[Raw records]
═══
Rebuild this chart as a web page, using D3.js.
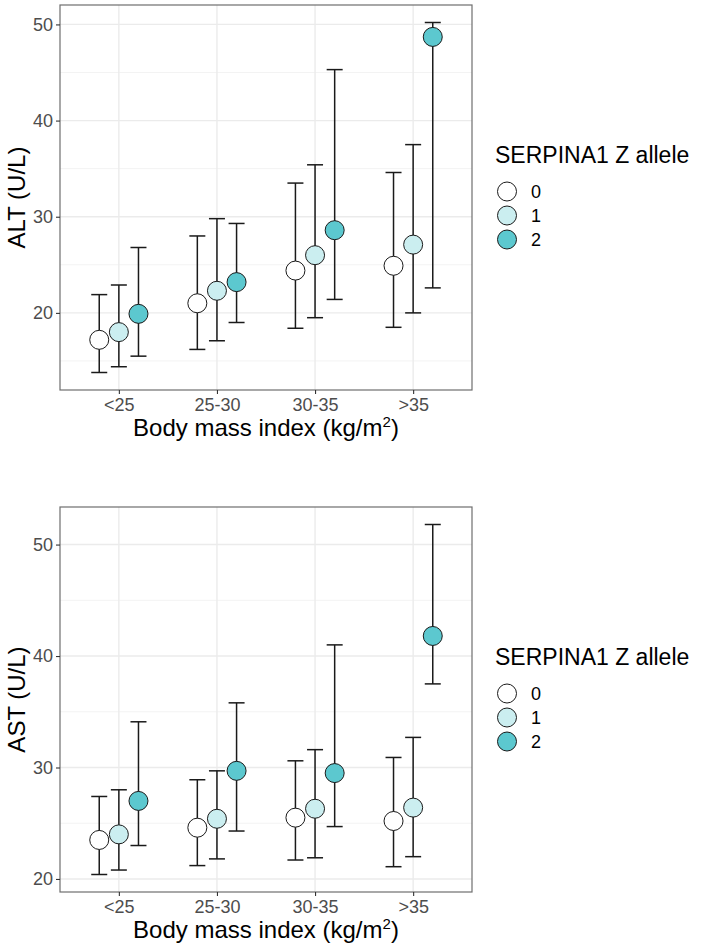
<!DOCTYPE html>
<html>
<head>
<meta charset="utf-8">
<script src="https://cdn.jsdelivr.net/npm/d3@7"></script>
<style>
  html, body { margin: 0; padding: 0; background: #ffffff; }
  svg { display: block; font-family: "Liberation Sans", Arial, Helvetica, sans-serif; }
</style>
</head>
<body>
<svg id="chart" width="709" height="948"></svg>
<script>
// ---- Data ----
const categories = ["<25", "25-30", "30-35", ">35"];
const alleles = ["0", "1", "2"];
const alleleColors = ["#ffffff", "#cbeef0", "#5cc8cf"];

// ALT (U/L): point estimates and interval bounds, by allele (rows) x BMI category (cols)
const altMean  = [[17.2, 21.0, 24.4, 24.9], [18.0, 22.3, 26.0, 27.1], [19.9, 23.2, 28.6, 48.7]];
const altLower = [[13.8, 16.2, 18.4, 18.5], [14.4, 17.1, 19.5, 20.0], [15.5, 19.0, 21.4, 22.6]];
const altUpper = [[21.9, 28.0, 33.5, 34.6], [22.9, 29.8, 35.4, 37.5], [26.8, 29.3, 45.3, 50.2]];

// AST (U/L)
const astMean  = [[23.5, 24.6, 25.5, 25.2], [24.0, 25.4, 26.3, 26.4], [27.0, 29.7, 29.5, 41.8]];
const astLower = [[20.4, 21.2, 21.7, 21.1], [20.8, 21.8, 21.9, 22.0], [23.0, 24.3, 24.7, 37.5]];
const astUpper = [[27.4, 28.9, 30.6, 30.9], [28.0, 29.7, 31.6, 32.7], [34.1, 35.8, 41.0, 51.8]];

const yTicks = [20, 30, 40, 50];
const legendTitle = "SERPINA1 Z allele";

// ---- Drawing ----
const svg = d3.select("#chart");

function flatten(mean, lower, upper) {
  const rows = [];
  alleles.forEach((a, ai) => {
    categories.forEach((c, ci) => {
      rows.push({ allele: a, ai, cat: c, mean: mean[ai][ci], lo: lower[ai][ci], hi: upper[ai][ci] });
    });
  });
  return rows;
}

function drawPanel(opts) {
  const { top, bottom, left, right, mean, lower, upper, yLabel, legendY } = opts;
  const rows = flatten(mean, lower, upper);
  const g = svg.append("g");

  const x = d3.scalePoint().domain(categories).range([left, right]).padding(0.6);
  const step = x.step();
  const dodge = d3.scalePoint().domain(alleles).range([-0.2 * step, 0.2 * step]);

  const lo = d3.min(rows, d => d.lo), hi = d3.max(rows, d => d.hi);
  const pad = (hi - lo) * 0.05;
  const y = d3.scaleLinear().domain([lo - pad, hi + pad]).range([bottom, top]);

  const color = d3.scaleOrdinal().domain(alleles).range(alleleColors);

  // minor grid
  const minor = [];
  for (let v = 15; v <= 55; v += 10) minor.push(v);
  g.append("g").selectAll("line").data(minor.filter(v => y(v) > top && y(v) < bottom)).join("line")
    .attr("x1", left).attr("x2", right)
    .attr("y1", d => y(d)).attr("y2", d => y(d))
    .attr("stroke", "#f3f3f3").attr("stroke-width", 1);
  // major grid
  g.append("g").selectAll("line").data(yTicks).join("line")
    .attr("x1", left).attr("x2", right)
    .attr("y1", d => y(d)).attr("y2", d => y(d))
    .attr("stroke", "#ebebeb").attr("stroke-width", 1.4);
  g.append("g").selectAll("line").data(categories).join("line")
    .attr("y1", top).attr("y2", bottom)
    .attr("x1", d => x(d)).attr("x2", d => x(d))
    .attr("stroke", "#ebebeb").attr("stroke-width", 1.4);

  // error bars
  const capHalf = 8;
  const eb = g.append("g").selectAll("g").data(rows).join("g")
    .attr("transform", d => `translate(${x(d.cat) + dodge(d.allele)},0)`);
  eb.append("line").attr("x1", 0).attr("x2", 0)
    .attr("y1", d => y(d.lo)).attr("y2", d => y(d.hi))
    .attr("stroke", "#1a1a1a").attr("stroke-width", 1.5);
  eb.append("line").attr("x1", -capHalf).attr("x2", capHalf)
    .attr("y1", d => y(d.hi)).attr("y2", d => y(d.hi))
    .attr("stroke", "#1a1a1a").attr("stroke-width", 1.5);
  eb.append("line").attr("x1", -capHalf).attr("x2", capHalf)
    .attr("y1", d => y(d.lo)).attr("y2", d => y(d.lo))
    .attr("stroke", "#1a1a1a").attr("stroke-width", 1.5);

  // points
  g.append("g").selectAll("circle").data(rows).join("circle")
    .attr("cx", d => x(d.cat) + dodge(d.allele))
    .attr("cy", d => y(d.mean))
    .attr("r", 9.5)
    .attr("fill", d => color(d.allele))
    .attr("stroke", "#1a1a1a").attr("stroke-width", 1);

  // panel border
  g.append("rect").attr("x", left).attr("y", top)
    .attr("width", right - left).attr("height", bottom - top)
    .attr("fill", "none").attr("stroke", "#6e6e6e").attr("stroke-width", 1.2);

  // axes
  const yAxis = d3.axisLeft(y).tickValues(yTicks).tickSize(4).tickPadding(3);
  const ya = g.append("g").attr("transform", `translate(${left},0)`).call(yAxis);
  ya.select(".domain").remove();
  ya.selectAll(".tick line").attr("stroke", "#333").attr("stroke-width", 1.1);
  ya.selectAll(".tick text").attr("fill", "#4d4d4d").style("font-size", "18px")
    .style("font-family", "'Liberation Sans', Arial, sans-serif");

  const xAxis = d3.axisBottom(x).tickSize(4).tickPadding(4);
  const xa = g.append("g").attr("transform", `translate(0,${bottom})`).call(xAxis);
  xa.select(".domain").remove();
  xa.selectAll(".tick line").attr("stroke", "#333").attr("stroke-width", 1.1);
  xa.selectAll(".tick text").attr("fill", "#4d4d4d").style("font-size", "18px")
    .style("font-family", "'Liberation Sans', Arial, sans-serif");

  // axis titles
  const xt = g.append("text")
    .attr("x", (left + right) / 2).attr("y", bottom + 46)
    .attr("text-anchor", "middle").attr("fill", "#000").style("font-size", "24px");
  xt.append("tspan").text("Body mass index (kg/m");
  xt.append("tspan").attr("dy", -9).style("font-size", "15px").text("2");
  xt.append("tspan").attr("dy", 9).text(")");

  g.append("text")
    .attr("transform", `translate(${left - 35},${(top + bottom) / 2}) rotate(-90)`)
    .attr("text-anchor", "middle").attr("fill", "#000").style("font-size", "24px")
    .text(yLabel);

  // legend
  const lg = svg.append("g").attr("transform", `translate(495,${legendY})`);
  lg.append("text").attr("x", 0).attr("y", 0).attr("fill", "#000")
    .style("font-size", "23px").text(legendTitle);
  const items = lg.selectAll("g.item").data(alleles).join("g").attr("class", "item")
    .attr("transform", (d, i) => `translate(0,${28.5 + i * 24})`);
  items.append("circle").attr("cx", 12).attr("cy", 0).attr("r", 9.5)
    .attr("fill", d => color(d)).attr("stroke", "#1a1a1a").attr("stroke-width", 1);
  items.append("text").attr("x", 36).attr("y", 0).attr("dy", "0.35em")
    .attr("fill", "#000").style("font-size", "18px").text(d => d);
}

drawPanel({ top: 5, bottom: 390, left: 60, right: 472,
  mean: altMean, lower: altLower, upper: altUpper, yLabel: "ALT (U/L)", legendY: 163 });
drawPanel({ top: 507, bottom: 892, left: 60, right: 472,
  mean: astMean, lower: astLower, upper: astUpper, yLabel: "AST (U/L)", legendY: 665 });
</script>
</body>
</html>
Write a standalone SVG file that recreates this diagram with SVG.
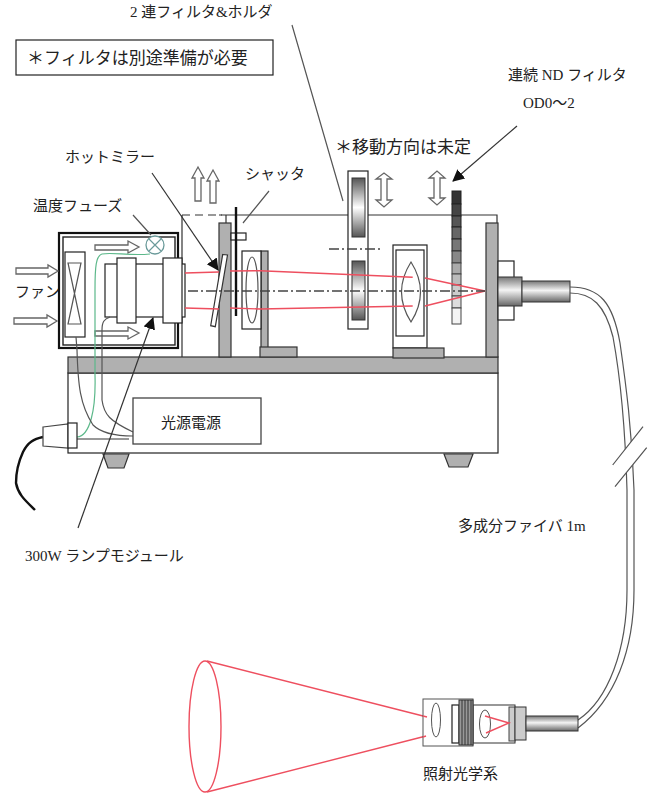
<svg xmlns="http://www.w3.org/2000/svg" width="651" height="800" viewBox="0 0 651 800">
<style>
text{font-family:"Liberation Serif","Noto Sans CJK JP",serif;font-size:15px;fill:#222}
.l{fill:none;stroke:#333;stroke-width:1.2}
.b{fill:#fff;stroke:#222;stroke-width:1.2}
.g{fill:#b0b0b0;stroke:#333;stroke-width:1.2}
.a{fill:#fff;stroke:#666;stroke-width:1.3}
.red{fill:none;stroke:#ee4f5f;stroke-width:1.4}
.cl{fill:none;stroke:#444;stroke-width:1.4;stroke-dasharray:10 3 2 3}
.w{fill:none;stroke:#555;stroke-width:1.2}
</style>
<defs>
<linearGradient id="fil" x1="0" y1="0" x2="0" y2="1"><stop offset="0" stop-color="#555"/><stop offset=".5" stop-color="#fff"/><stop offset="1" stop-color="#555"/></linearGradient>
<linearGradient id="cyl" x1="0" y1="0" x2="0" y2="1"><stop offset="0" stop-color="#777"/><stop offset=".45" stop-color="#f4f4f4"/><stop offset="1" stop-color="#666"/></linearGradient>
<marker id="ah" markerUnits="userSpaceOnUse" markerWidth="13" markerHeight="13" refX="11" refY="6" orient="auto"><path d="M0 0L12 6L0 12Z" fill="#111"/></marker>
</defs>
<rect width="651" height="800" fill="#fff"/>

<g id="note"><rect x="16" y="40" width="257" height="35" fill="#fff" stroke="#222" stroke-width="1.2"/><text x="27" y="64" style="font-size:17px">＊フィルタは別途準備が必要</text></g>
<g id="labels">
<text x="130" y="17">2 連フィルタ&amp;ホルダ</text>
<text x="508" y="80">連続 ND フィルタ</text>
<text x="523" y="108">OD0～2</text>
<text x="335" y="153" style="font-size:17px">＊移動方向は未定</text>
<text x="65" y="162">ホットミラー</text>
<text x="245" y="179">シャッタ</text>
<text x="33" y="211">温度フューズ</text>
<text x="15" y="297">ファン</text>
<text x="25" y="561">300W ランプモジュール</text>
<text x="458" y="531">多成分ファイバ 1m</text>
<text x="423" y="779">照射光学系</text>
</g>

<g id="cover">
<path class="l" d="M182 357V215M219 215H497V357"/>
<path class="l" stroke-dasharray="8 5" d="M182 215H222"/>
</g>

<g id="base">
<rect x="68" y="373" width="430" height="80" class="b"/>
<rect x="68" y="357" width="430" height="16" class="g"/>
<path class="g" d="M103 454H129L124 468H108Z"/>
<path class="g" d="M444 454H473L468 467H449Z"/>
</g>

<g id="lamp-module">
<rect x="59" y="233" width="119" height="115" fill="#fff" stroke="#111" stroke-width="2.2"/>
<rect x="63" y="237" width="112" height="108" fill="#fff" stroke="#222" stroke-width="1.4"/>
<rect x="65" y="252" width="20" height="85" class="b"/>
<path fill="none" stroke="#555" stroke-width="1.2" d="M68 263H81L68 324H81Z"/>
<rect x="105" y="264" width="80" height="53" class="b"/>
<rect x="117" y="258" width="19" height="65" class="b"/>
<rect x="163" y="258" width="19" height="65" class="b"/>
<path class="a" d="M95 245H128V241L139 247L128 253V250H95Z"/>
<path class="a" d="M95 331H128V327L139 333L128 339V336H95Z"/>
</g>
<g id="fuse"><circle cx="155" cy="245" r="9" fill="#fff" stroke="#6a9a9a" stroke-width="1.3"/><path fill="none" stroke="#6a9a9a" stroke-width="1.2" d="M149 239L161 251M161 239L149 251"/></g>

<g id="fan-arrows">
<path class="a" d="M16 268H48V265L58 271L48 277V274H16Z"/>
<path class="a" d="M14 318H47V315L57 321L47 327V324H14Z"/>
<path class="a" d="M195 201V178H192L198 167L204 178H201V201Z"/>
<path class="a" d="M210 203V181H207L213 170L219 181H216V203Z"/>
</g>

<g id="hot-mirror-post">
<rect x="219" y="223" width="12" height="134" class="g"/>
<path class="l" d="M226 215V223"/>
<path fill="#fff" stroke="#333" stroke-width="1.2" d="M222.700 254.500L227.500 255L215.300 326.700L210.700 325.700Z"/>
</g>
<g id="shutter">
<rect x="231" y="233" width="15" height="7" class="b"/>
<path fill="none" stroke="#111" stroke-width="2.4" d="M236 207V316"/>
</g>
<g id="lens-1">
<rect x="261" y="251" width="7" height="97" class="g"/>
<rect x="260" y="347" width="37" height="10" class="g"/>
<rect x="242" y="251" width="19" height="78" class="b"/>
<ellipse cx="252" cy="290" rx="6" ry="33" fill="#fff" stroke="#555" stroke-width="1.2"/>
</g>
<g id="filter-holder">
<rect x="348" y="171" width="20" height="158" class="b"/>
<rect x="352" y="178" width="13" height="59" fill="url(#fil)" stroke="#333"/>
<rect x="352" y="261" width="13" height="59" fill="url(#fil)" stroke="#333"/>
<path class="cl" d="M329 249H382"/>
<path class="a" d="M381 200V179H376L384 173L392 179H387V200H392L384 207L376 200Z"/>
<path class="a" d="M434 198V178H429L437 171L445 178H440V198H445L437 205L429 198Z"/>
</g>
<g id="lens-2">
<rect x="393" y="245" width="34" height="103" class="b"/>
<rect x="396" y="250" width="28" height="86" class="b"/>
<path fill="#fff" stroke="#555" stroke-width="1.2" d="M411 262Q392 292 411 322Q430 292 411 262Z"/>
<rect x="393" y="348" width="51" height="10" class="g"/>
</g>
<g id="nd-filter">
<rect x="452" y="191" width="9" height="13" fill="#333" stroke="#222"/>
<rect x="452" y="204" width="9" height="12" fill="#444" stroke="#222"/>
<rect x="452" y="216" width="9" height="11" fill="#555" stroke="#222"/>
<rect x="452" y="227" width="9" height="12" fill="#666" stroke="#222"/>
<rect x="452" y="239" width="9" height="12" fill="#777" stroke="#222"/>
<rect x="452" y="251" width="9" height="12" fill="#888" stroke="#333"/>
<rect x="452" y="263" width="9" height="11" fill="#aaa" stroke="#444"/>
<rect x="452" y="274" width="9" height="11" fill="#bbb" stroke="#444"/>
<rect x="452" y="285" width="9" height="11" fill="#ccc" stroke="#444"/>
<rect x="452" y="296" width="9" height="12" fill="#ddd" stroke="#444"/>
<rect x="452" y="308" width="9" height="16" fill="#f4f4f4" stroke="#444"/>
</g>
<g id="fiber-connector">
<rect x="486" y="223" width="12" height="134" class="g"/>
<rect x="498" y="261" width="16" height="59" class="b"/>
<rect x="498" y="277" width="24" height="29" fill="url(#cyl)" stroke="#333"/>
<rect x="522" y="281" width="48" height="21" fill="url(#cyl)" stroke="#333"/>
</g>

<g id="connectors">
<path class="red" d="M185 273L219 272M185 308L219 309M230 271L260 270.700L412.700 277.300M425 278L485 291L425 306M412.700 306L260 309L230 308"/>
<path class="cl" d="M188 291H485"/>
<path class="w" style="stroke:#5cb88a" d="M150 254C130 256 112 252 102 254C96 256 95 266 95 290V375C96 410 90 436 77 437"/>
<path class="w" d="M76 337L77 350C78 385 80 405 93 425C102 434 120 436 133 436"/>
<path class="w" d="M110 317C104 319 102 322 102 330V400C104 415 110 421 133 432"/>
<path class="l" d="M77 439H129"/>
<path class="l" style="stroke:#555" d="M133 215L151 235M269 191L243 223M292 25L343 201"/>
<path class="l" marker-end="url(#ah)" d="M152 173L218 270"/>
<path class="l" marker-end="url(#ah)" d="M78 528L153 318"/>
<path class="l" marker-end="url(#ah)" d="M517 126L453 181"/>
<path fill="none" stroke="#111" stroke-width="2.4" d="M43 437C34 439 28 442 23 452C17 465 16 478 16 483C18 495 27 502 35 510"/>
<path class="w" d="M570 287C600 287 613 303 620 343C626 385 632 430 634 490V590C634 650 615 700 578 728"/>
<path class="w" d="M570 293C592 293 605 305 613 337C620 375 625 420 627 490V590C627 650 608 700 578 720"/>
<path fill="#fff" stroke="none" d="M612.700 465L643 426.700L646.700 447.700L615 486.700Z"/>
<path class="w" d="M612.700 465L643 426.700M615 486.700L646.700 447.700"/>
<path class="red" d="M207 661L427 717M207 792L426 736"/>
</g>
<g id="plug">
<path fill="#fff" stroke="#444" stroke-width="1.2" d="M43 427L68 424V448L43 446Z"/>
<rect x="68" y="423" width="9" height="25" class="b"/>
</g>
<g id="power"><rect x="133" y="398" width="128" height="46" fill="#fff" stroke="#444" stroke-width="1.3"/><text x="161" y="428">光源電源</text></g>
<g id="optics">
<ellipse cx="205" cy="726.500" rx="16" ry="65.500" fill="none" stroke="#ee4f5f" stroke-width="1.4"/>
<rect x="473" y="705" width="42" height="38" fill="#fff" stroke="#333"/>
<ellipse cx="485" cy="724" rx="5.500" ry="14" fill="#fff" stroke="#555"/>
<rect x="423" y="699" width="50" height="47" fill="#fff" stroke="#555"/>
<ellipse cx="436" cy="720" rx="4.500" ry="17" fill="#fff" stroke="#555"/>
<rect x="452" y="705" width="7" height="38" class="b"/>
<rect x="459" y="700" width="14" height="45" fill="#999" stroke="#333"/>
<path stroke="#333" fill="none" d="M462 700V745M465 700V745M468 700V745M471 700V745"/>
<rect x="509" y="707" width="6" height="34" fill="#ccc" stroke="#444"/>
<rect x="515" y="707" width="11" height="33" fill="#ccc" stroke="#333"/>
<rect x="526" y="716" width="52" height="15" fill="url(#cyl)" stroke="#333"/>
<path class="red" d="M485 716L509 723L486 733"/>
<path class="red" d="M423 716L427 717M423 737L426 736"/>
</g>
</svg>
═══
Copy each line above where the string "this" occurs.

Rebuild this chart as a web page, using D3.js.
Write a standalone SVG file that recreates this diagram with SVG.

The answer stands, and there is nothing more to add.